* begin Dataset excerpt *

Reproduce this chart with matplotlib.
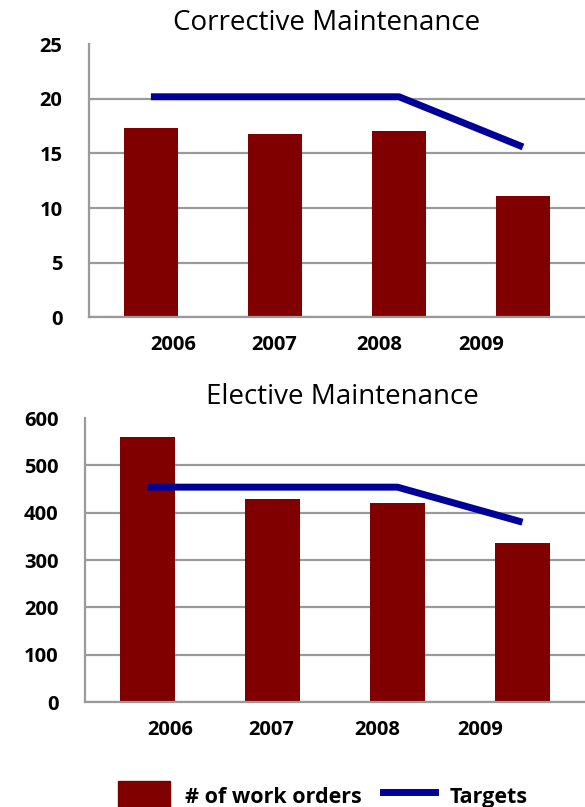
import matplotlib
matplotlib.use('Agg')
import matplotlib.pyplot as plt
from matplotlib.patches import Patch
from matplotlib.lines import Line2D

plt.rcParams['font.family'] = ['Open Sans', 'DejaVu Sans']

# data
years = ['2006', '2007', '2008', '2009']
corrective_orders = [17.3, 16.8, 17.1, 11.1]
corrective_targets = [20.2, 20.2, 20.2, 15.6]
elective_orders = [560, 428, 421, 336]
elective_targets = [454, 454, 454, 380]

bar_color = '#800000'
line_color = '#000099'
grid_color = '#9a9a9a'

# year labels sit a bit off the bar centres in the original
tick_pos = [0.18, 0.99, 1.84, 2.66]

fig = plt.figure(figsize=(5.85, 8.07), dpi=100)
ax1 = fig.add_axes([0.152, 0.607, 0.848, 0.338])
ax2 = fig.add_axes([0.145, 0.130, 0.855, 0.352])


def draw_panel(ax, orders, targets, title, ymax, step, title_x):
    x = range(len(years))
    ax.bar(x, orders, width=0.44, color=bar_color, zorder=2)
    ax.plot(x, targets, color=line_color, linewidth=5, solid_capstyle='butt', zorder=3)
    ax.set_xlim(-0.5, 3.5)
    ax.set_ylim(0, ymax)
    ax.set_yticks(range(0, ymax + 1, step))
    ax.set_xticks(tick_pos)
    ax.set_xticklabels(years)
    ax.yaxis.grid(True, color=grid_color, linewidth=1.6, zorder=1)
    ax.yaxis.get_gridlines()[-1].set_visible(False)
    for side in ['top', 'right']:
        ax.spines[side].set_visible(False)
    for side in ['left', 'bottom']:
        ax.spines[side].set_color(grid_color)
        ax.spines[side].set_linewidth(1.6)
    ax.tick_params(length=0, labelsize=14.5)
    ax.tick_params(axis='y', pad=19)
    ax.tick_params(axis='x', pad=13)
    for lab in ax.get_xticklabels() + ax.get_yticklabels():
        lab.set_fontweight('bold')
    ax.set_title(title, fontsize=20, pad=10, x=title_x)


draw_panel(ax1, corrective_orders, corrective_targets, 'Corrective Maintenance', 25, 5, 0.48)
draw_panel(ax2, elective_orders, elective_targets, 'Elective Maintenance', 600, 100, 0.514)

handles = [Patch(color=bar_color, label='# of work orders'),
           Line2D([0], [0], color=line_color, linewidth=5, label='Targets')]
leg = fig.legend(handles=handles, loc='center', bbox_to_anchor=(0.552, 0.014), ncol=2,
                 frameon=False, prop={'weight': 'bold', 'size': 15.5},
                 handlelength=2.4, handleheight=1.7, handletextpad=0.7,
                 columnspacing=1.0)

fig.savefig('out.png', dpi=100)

* end Dataset excerpt *

*What is being asked*
Reproduce each line word for word and drop the pictures.

*Result for this task*
Reproduce this chart with matplotlib.
import matplotlib
matplotlib.use('Agg')
import matplotlib.pyplot as plt
from matplotlib.patches import Patch
from matplotlib.lines import Line2D

plt.rcParams['font.family'] = ['Open Sans', 'DejaVu Sans']

# data
years = ['2006', '2007', '2008', '2009']
corrective_orders = [17.3, 16.8, 17.1, 11.1]
corrective_targets = [20.2, 20.2, 20.2, 15.6]
elective_orders = [560, 428, 421, 336]
elective_targets = [454, 454, 454, 380]

bar_color = '#800000'
line_color = '#000099'
grid_color = '#9a9a9a'

# year labels sit a bit off the bar centres in the original
tick_pos = [0.18, 0.99, 1.84, 2.66]

fig = plt.figure(figsize=(5.85, 8.07), dpi=100)
ax1 = fig.add_axes([0.152, 0.607, 0.848, 0.338])
ax2 = fig.add_axes([0.145, 0.130, 0.855, 0.352])


def draw_panel(ax, orders, targets, title, ymax, step, title_x):
    x = range(len(years))
    ax.bar(x, orders, width=0.44, color=bar_color, zorder=2)
    ax.plot(x, targets, color=line_color, linewidth=5, solid_capstyle='butt', zorder=3)
    ax.set_xlim(-0.5, 3.5)
    ax.set_ylim(0, ymax)
    ax.set_yticks(range(0, ymax + 1, step))
    ax.set_xticks(tick_pos)
    ax.set_xticklabels(years)
    ax.yaxis.grid(True, color=grid_color, linewidth=1.6, zorder=1)
    ax.yaxis.get_gridlines()[-1].set_visible(False)
    for side in ['top', 'right']:
        ax.spines[side].set_visible(False)
    for side in ['left', 'bottom']:
        ax.spines[side].set_color(grid_color)
        ax.spines[side].set_linewidth(1.6)
    ax.tick_params(length=0, labelsize=14.5)
    ax.tick_params(axis='y', pad=19)
    ax.tick_params(axis='x', pad=13)
    for lab in ax.get_xticklabels() + ax.get_yticklabels():
        lab.set_fontweight('bold')
    ax.set_title(title, fontsize=20, pad=10, x=title_x)


draw_panel(ax1, corrective_orders, corrective_targets, 'Corrective Maintenance', 25, 5, 0.48)
draw_panel(ax2, elective_orders, elective_targets, 'Elective Maintenance', 600, 100, 0.514)

handles = [Patch(color=bar_color, label='# of work orders'),
           Line2D([0], [0], color=line_color, linewidth=5, label='Targets')]
leg = fig.legend(handles=handles, loc='center', bbox_to_anchor=(0.552, 0.014), ncol=2,
                 frameon=False, prop={'weight': 'bold', 'size': 15.5},
                 handlelength=2.4, handleheight=1.7, handletextpad=0.7,
                 columnspacing=1.0)

fig.savefig('out.png', dpi=100)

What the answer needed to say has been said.